Vithanage has provided a detailed introduction to his translation of 'Macbeth', which will be released shortly. "Whenever I go to America or any other country I make it a habit to buy whatever publication that has to do with Shakespeare."
Out of all his contemporaries like Christopher Marlowe, Shakespeare could steal the show, because he was a genius, Vithanage says. He could pen down 37 plays and he is considered the national poet in England. His period is considered the golden era of London.
"Shakespeare has magic in his language. Shakespeare himself coined a lot of terms apart from the standard ones. Even the English find it difficult to read these at times." Sometimes even Shakespeare has stolen phrases and sources. Nearly all his plays have a source, out of which he deconstructed and manipulated the plot. For instance Hamlet is taken from a Spanish tragedy. Even the name rings familiar Spanish lineage.
"I fervently believe Shakespeare can influence the Sinhala theatre. In fact, he has already influenced our theatre. Even during John de Silva's time most of the Shakespearean works, especially 'Merchant of Venice' had been staged."
Of all the plays, Bandula had a warm response for his translation of 'Merchant of Venice'. Both 'Merchant of Venice' and 'Romeo and Juliet' have equal attraction in local culture.
Sri Lankan awareness of Shakespeare is now becoming better.
"You should read Shakespeare if you need to learn thorough grammar but our people hardly read more translations than the originals." When it comes to local theatre artistes, Bandula Vithanage has slightly a different opinion.
"We have good theatre artistes like Buddhika Damayantha but they seem to target one specific goal. Once they get an award, they seem to pull out. We have no proper way of organizing the theatre. We have lots of difficulties and hardships organizing the plays. People will often go for low comedies."
Things have turned for the better following the war, he adds. People have a fear-free mind to evaluate one from another.
1969 Megha Garjana
1971 Gangavak Sapattu Kabalak saha Maranayak
1980 Venisiye Velenda
1982 Dolosveni Rathriya (co-produced with Tony Ranasinghe)
1986 Senehebara Dolly
1990 Hiru Dahasa
1996 Romaya Gini Gani
1998 Sikuru Senakeli
2003 A Sonduru Minisa
In print form
1989 Senehabara Dolly
1995 Hiru Dahasa
1995 Venisiye Velenda
1997 Romaya Gini Gani
1999 Sikuru Senakeli
2000 Hamlet Sandeepani
1987 State Drama Festival Best Translation production Senehebara Dolly
1990 State Drama Festival Best Translation production Hiru Dahasa
1997 State Drama Festival Best Direction and Adaptation Romaya Gini Gani
Bandula's stage: a bird's eye view
Vithanage starts his career on the stage by producing Harold Pinter's 'The Collection' into Sinhala Megha Garjana. This was in 1969. Pinter's way of expression, short dialogues and simple dialect, impresses Bandula. He was set to introduce it to the local audience. Its original cast included Wickrama Bogoda, Nirmani Kiriella, Piyasena Ahangama and Lal Liyanaarachchi.

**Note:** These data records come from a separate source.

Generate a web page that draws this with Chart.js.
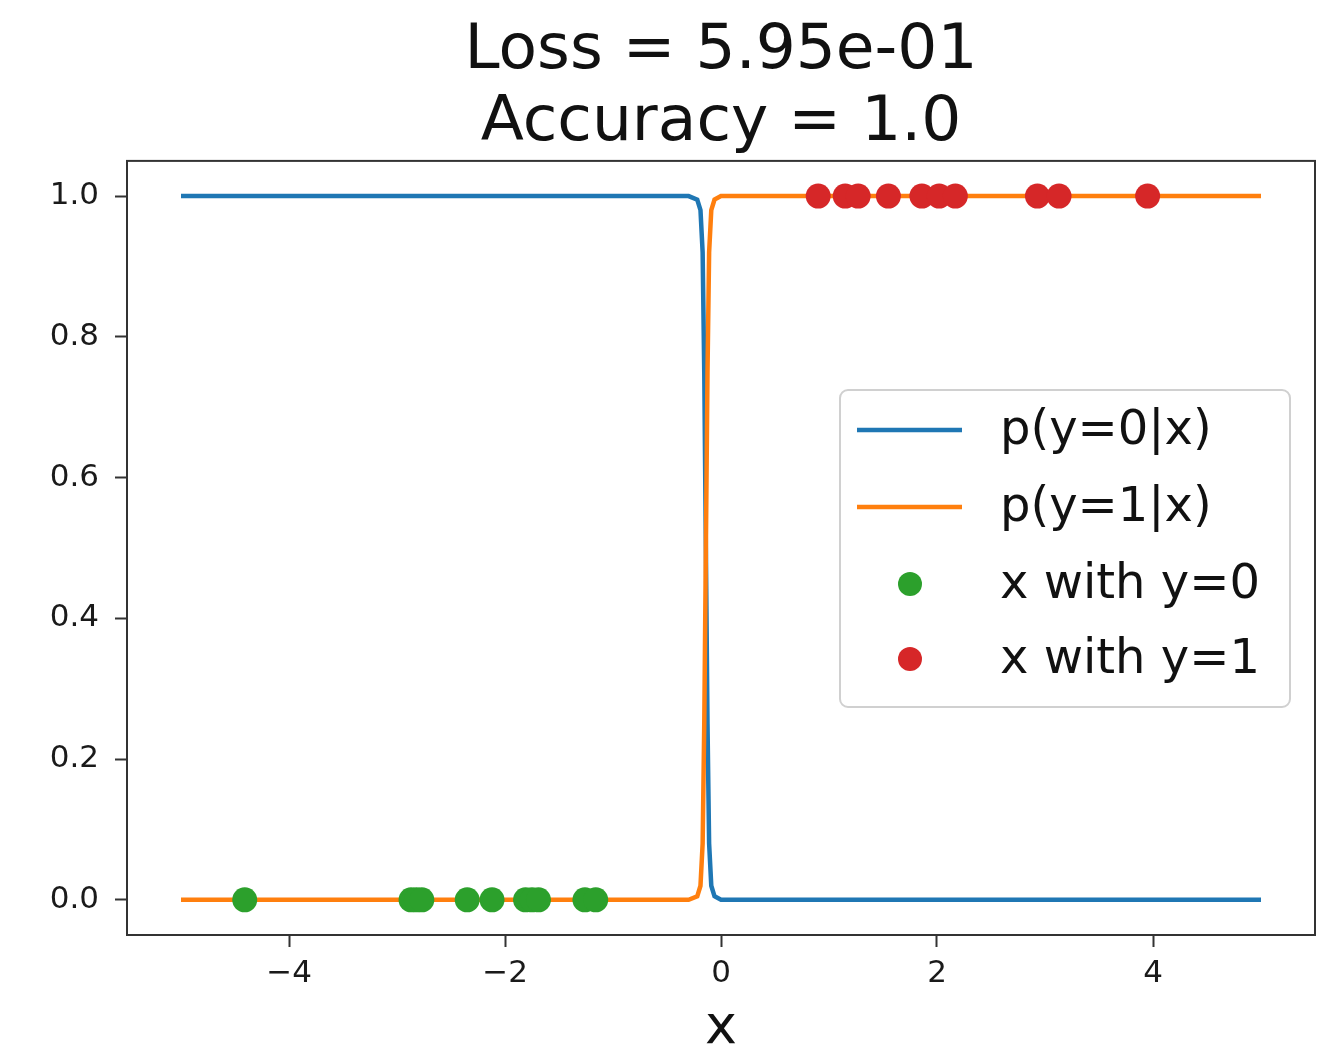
<!DOCTYPE html>
<html>
<head>
<meta charset="utf-8">
<script src="https://cdn.jsdelivr.net/npm/chart.js@4.4.0/dist/chart.umd.min.js"></script>
<style>
  html, body { margin: 0; padding: 0; background: #fff; }
  #wrap { width: 1321px; height: 1056px; }
</style>
</head>
<body>
<div id="wrap"><canvas id="chart" width="1321" height="1056"></canvas></div>
<script>
// values
const titleLines = ['Loss = 5.95e-01', 'Accuracy = 1.0'];
const curveX = [-5, -0.3, -0.22, -0.19, -0.17, -0.155, -0.14, -0.125, -0.11, -0.09, -0.06, 0, 5];
const pY0 = [1, 1, 0.995, 0.98, 0.92, 0.75, 0.5, 0.25, 0.08, 0.02, 0.005, 0, 0];
const pY1 = [0, 0, 0.005, 0.02, 0.08, 0.25, 0.5, 0.75, 0.92, 0.98, 0.995, 1, 1];
const xClass0 = [-4.41, -2.87, -2.82, -2.77, -2.35, -2.12, -1.81, -1.75, -1.69, -1.26, -1.16];
const xClass1 = [0.90, 1.15, 1.27, 1.55, 1.86, 2.02, 2.17, 2.93, 3.13, 3.95];
const xTicks = [-4, -2, 0, 2, 4];
const yTicks = [0, 0.2, 0.4, 0.6, 0.8, 1.0];
const seriesLabels = ['p(y=0|x)', 'p(y=1|x)', 'x with y=0', 'x with y=1'];

const FONT = 'DejaVu Sans';

// axes frame like matplotlib spines
const framePlugin = {
  id: 'frame',
  afterDraw(chart) {
    const { ctx, chartArea: a } = chart;
    ctx.save();
    ctx.strokeStyle = '#333';
    ctx.lineWidth = 2;
    ctx.strokeRect(a.left, a.top, a.right - a.left, a.bottom - a.top);
    ctx.restore();
  }
};

// legend box inside the plot, right side
const legendPlugin = {
  id: 'innerLegend',
  afterDraw(chart) {
    const { ctx } = chart;
    const ds = chart.data.datasets;
    const box = { x: 840, y: 390, w: 450, h: 317 };
    ctx.save();
    ctx.fillStyle = 'rgba(255,255,255,0.8)';
    ctx.strokeStyle = '#d0d0d0';
    ctx.lineWidth = 2;
    ctx.beginPath();
    ctx.roundRect(box.x, box.y, box.w, box.h, 8);
    ctx.fill();
    ctx.stroke();

    ctx.font = '48px "' + FONT + '"';
    ctx.textBaseline = 'middle';
    const rows = [430, 507, 584, 659];
    ds.forEach((d, i) => {
      const y = rows[i];
      if (d.showLine) {
        ctx.strokeStyle = d.borderColor;
        ctx.lineWidth = 4.5;
        ctx.beginPath();
        ctx.moveTo(857, y);
        ctx.lineTo(962, y);
        ctx.stroke();
      } else {
        ctx.fillStyle = d.backgroundColor;
        ctx.beginPath();
        ctx.arc(910, y, 12, 0, Math.PI * 2);
        ctx.fill();
      }
      ctx.fillStyle = '#111';
      ctx.fillText(d.label, 1000, y + 2);
    });
    ctx.restore();
  }
};

const toXY = (xs, ys) => xs.map((x, i) => ({ x: x, y: ys[i] }));

new Chart(document.getElementById('chart'), {
  type: 'scatter',
  data: {
    datasets: [
      {
        label: seriesLabels[0],
        data: toXY(curveX, pY0),
        showLine: true,
        borderColor: '#1f77b4',
        borderWidth: 4.5,
        pointRadius: 0,
        order: 4
      },
      {
        label: seriesLabels[1],
        data: toXY(curveX, pY1),
        showLine: true,
        borderColor: '#ff7f0e',
        borderWidth: 4.5,
        pointRadius: 0,
        order: 3
      },
      {
        label: seriesLabels[2],
        data: xClass0.map(x => ({ x: x, y: 0 })),
        backgroundColor: '#2ca02c',
        borderWidth: 0,
        pointRadius: 12.5,
        order: 2
      },
      {
        label: seriesLabels[3],
        data: xClass1.map(x => ({ x: x, y: 1 })),
        backgroundColor: '#d62728',
        borderWidth: 0,
        pointRadius: 12.5,
        order: 1
      }
    ]
  },
  options: {
    responsive: false,
    animation: false,
    layout: { autoPadding: false, padding: { top: 0, right: 6, bottom: 0, left: 0 } },
    plugins: {
      legend: { display: false },
      tooltip: { enabled: false },
      title: {
        display: true,
        fullSize: false,
        text: titleLines,
        color: '#111',
        font: { family: FONT, size: 63, weight: 'normal', lineHeight: 1.15 },
        padding: { top: 15, bottom: 1 }
      }
    },
    scales: {
      x: {
        type: 'linear',
        min: -5.5,
        max: 5.5,
        afterBuildTicks: s => { s.ticks = xTicks.map(v => ({ value: v })); },
        afterFit: s => { s.height = 121; s.paddingLeft = 0; s.paddingRight = 0; },
        border: { display: false },
        grid: { drawOnChartArea: false, tickLength: 12, tickWidth: 2, tickColor: '#333' },
        ticks: {
          color: '#1a1a1a',
          padding: 8,
          maxRotation: 0,
          font: { family: FONT, size: 31 },
          callback: v => String(v).replace('-', '\u2212')
        },
        title: {
          display: true,
          text: 'x',
          color: '#111',
          font: { family: FONT, size: 54, lineHeight: 1 },
          padding: 0
        }
      },
      y: {
        type: 'linear',
        min: -0.05,
        max: 1.05,
        afterBuildTicks: s => { s.ticks = yTicks.map(v => ({ value: v })); },
        afterFit: s => { s.width = 127; s.paddingTop = 0; s.paddingBottom = 0; },
        border: { display: false },
        grid: { drawOnChartArea: false, tickLength: 12, tickWidth: 2, tickColor: '#333' },
        ticks: {
          color: '#1a1a1a',
          padding: 16,
          font: { family: FONT, size: 31 },
          callback: v => v.toFixed(1)
        }
      }
    }
  },
  plugins: [framePlugin, legendPlugin]
});
</script>
</body>
</html>
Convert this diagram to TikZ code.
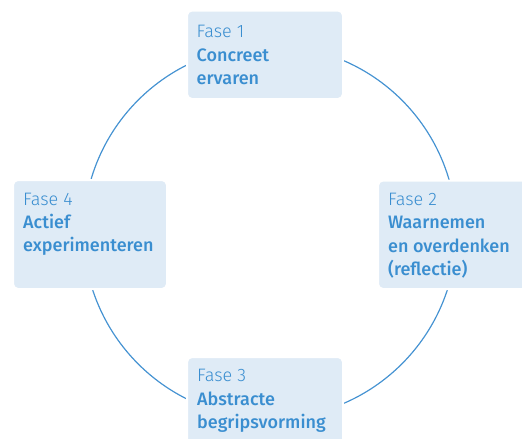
\documentclass[tikz,border=0pt]{standalone}
\usepackage{fontspec}
\setmainfont{Fira Sans}
\newfontfamily\lightf{Fira Sans Light}
\newfontfamily\medf{Fira Sans Medium}
\definecolor{boxfill}{HTML}{DFEBF6}
\definecolor{txtblue}{HTML}{3A8ED0}
\definecolor{ringblue}{HTML}{4693D2}
\begin{document}
\begin{tikzpicture}[x=1pt,y=-1pt,
  phasebox/.style={draw=white, line width=2pt, fill=boxfill, rounded corners=5pt, anchor=north west, inner sep=0pt},
  faselbl/.style={anchor=base west, inner sep=0pt, text=txtblue, font={\lightf\fontsize{18}{22}\selectfont}},
  titlelbl/.style={anchor=base west, inner sep=0pt, text=txtblue, font={\medf\fontsize{18}{22}\selectfont}},
  ring/.style={draw=ringblue, line width=1.2pt}]
\useasboundingbox (0,0) rectangle (522,439);
\clip (0,0) rectangle (522,439);
\draw[ring] (270,232) circle[radius=186.5];
% boxes
\node[phasebox, minimum width=156pt, minimum height=88.5pt] (b1) at (186,9.5) {};
\node[phasebox, minimum width=160pt, minimum height=108.5pt] (b2) at (377,179.5) {};
\node[phasebox, minimum width=100pt, minimum height=100pt, minimum width=156pt] (b3) at (186,356) {};
\node[phasebox, minimum width=154pt, minimum height=109pt] (b4) at (12,179) {};
% texts box 1
\node[faselbl] (t1a) at (196.5,37.3) {Fase 1};
\node[titlelbl] (t1b) at (196.5,61.7) {Concreet};
\node[titlelbl] (t1c) at (196.5,84) {ervaren};
% box 2
\node[faselbl] (t2a) at (388,205) {Fase 2};
\node[titlelbl] (t2b) at (388,228.3) {Waarnemen};
\node[titlelbl] (t2c) at (388,252.7) {en overdenken};
\node[titlelbl] (t2d) at (388,275.5) {(reflectie)};
% box 3
\node[faselbl] (t3a) at (197,381.7) {Fase 3};
\node[titlelbl] (t3b) at (197,405) {Abstracte};
\node[titlelbl] (t3c) at (197,428.3) {begripsvorming};
% box 4
\node[faselbl] (t4a) at (23,205) {Fase 4};
\node[titlelbl] (t4b) at (23,228.3) {Actief};
\node[titlelbl] (t4c) at (23,251.7) {experimenteren};
\end{tikzpicture}
\end{document}
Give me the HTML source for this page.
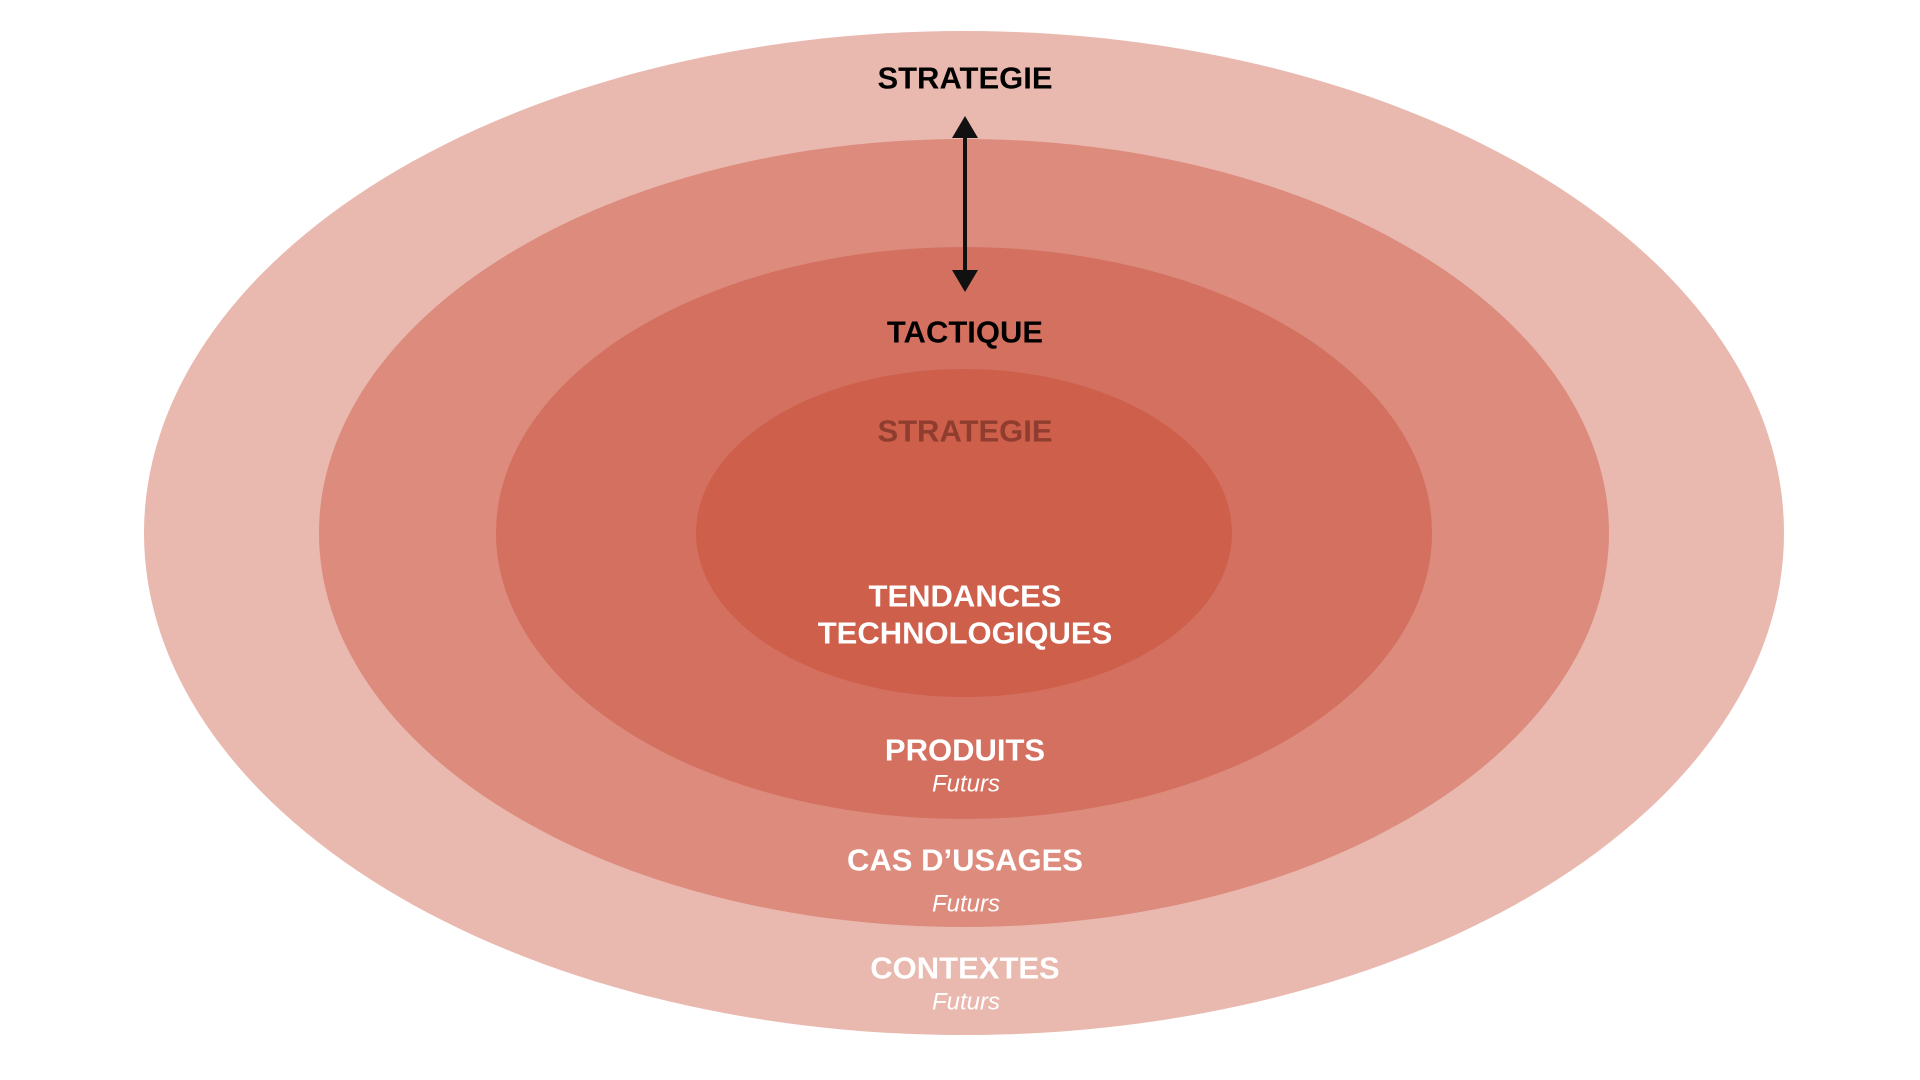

Gangavak, Sapattu Kabalak saha Maranayak
"... Vithanage had a difficult task to maintain audience interest... that he succeeded is not only a tribute to actors but also to Vithanage's planning of the stage business, sparse décor and lighting." - Arts Magazine C. B. C.
Vithanage produced the visual poem composed by Simon Navagattegama in 1970. Saman Bokalawela and Prema Ganegoda gave a prominent contribution.
In 1974 Vithanage translated Jean Anouilh's Becket. The cast included Lucian Bulathsinhala, Dharmasiri Bandaranaika, Somalatha Subasinghe and Indra Ramanayaka. "I have already watched and read the original play by then. Most of the scenes were inscribed in my mind. I saw an English production of Becket in England at a later date, and I didn't see a much difference." Bandula recalls.
"I made it a habit to read an important play-script whenever I get a chance. Tony Ranasinghe once saw me reading 'Merchant of Venice' and expressed his willingness to take part if I would translate it for the stage. This was quite an inspiration for me. Tony came to the stage once again after 13 years in this production."
Vithanage translates and produces Thornton Wilder's 'Match Maker' in 1986.
"Thornton Wilder doesn't try to portray the nature in an extraordinary way. He just creates that scene flow. He didn't believe much in being materialistic on the stage too. That appealed to me a lot," says Bandula.
Vithanage goes on to translate another Wilder work in 1990: 'Our Town', which won much accolades. The play is popular actress Yasodha Wimaladharma's maiden performance on the stage and she clinched the best actress award. Bandula won the award for the best translation and direction.
"Wilder follows a very simple style in writing this. He wrote about his own American culture in a very simple way. He was skilful enough to make it universal."
Romaya Gini Gani
The translation of 'Run For your Wife' by Ray Cooney in 1996. Late veteran dramatist Bandula Jayawardana penned down his ideas about the play to Daily News.
"The play is undiluted fun and merriment with no pretensions to profundity, wholesomely free from the bitterness of satire and on the other side, from buffoonery and clowning, all the same the goings on reminding us what fools we mortals be. In this process of innocent human frailties, the masculine ones in particular, are revealed without effort."